Field reporting apps let your crew document rebar placement as they go. Instead of relying on memory or scratched notes, the foreman can log bar sizes, spacing checks, and cover measurements in real time. That data feeds directly into your project record and gives you a paper trail for every inspection.

Scheduling coordination is where technology has the biggest impact on rebar work. A pour involves the rebar crew, the inspector, the concrete supplier, the pump truck, and the finishing crew. If any one of those is out of sync, the whole day falls apart. Managing that coordination through a construction scheduling tool that everyone on the team can see keeps things moving and reduces the last-minute scrambles that lead to rushed, sloppy steel work.

For contractors running multiple projects at once, keeping all of this organized is the real challenge. Your estimating process should account for the time rebar placement and inspection actually take so you are not building schedules that force your crew to rush the steel work to make the pour date.

Rebar placement is not the most glamorous part of concrete work. Nobody is going to compliment you on how nice your tied mat looks once it is buried under 4,000 psi concrete. But it is the part that keeps buildings standing, slabs from cracking, and walls from failing.
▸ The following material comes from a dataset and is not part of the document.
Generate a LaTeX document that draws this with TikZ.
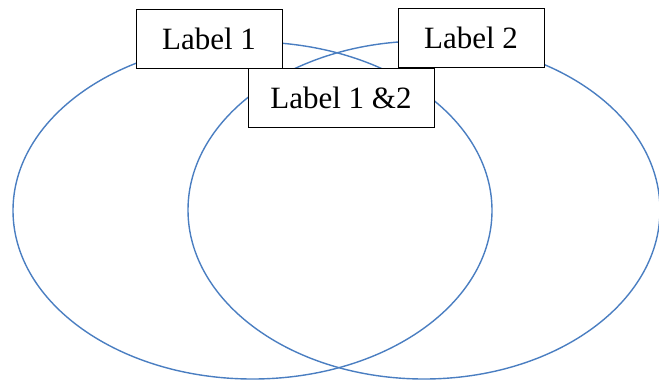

Getting it right means knowing the code, following the plans, supporting your steel properly, and doing your own quality check before you ever pick up the phone to call for inspection.

Want to put this into practice? Book a demo with Projul and see the difference.

The contractors who consistently pass rebar inspections on the first call are not lucky. They are organized, they are disciplined, and they treat reinforcement placement like the critical structural work it actually is. That is the standard worth holding yourself to on every pour.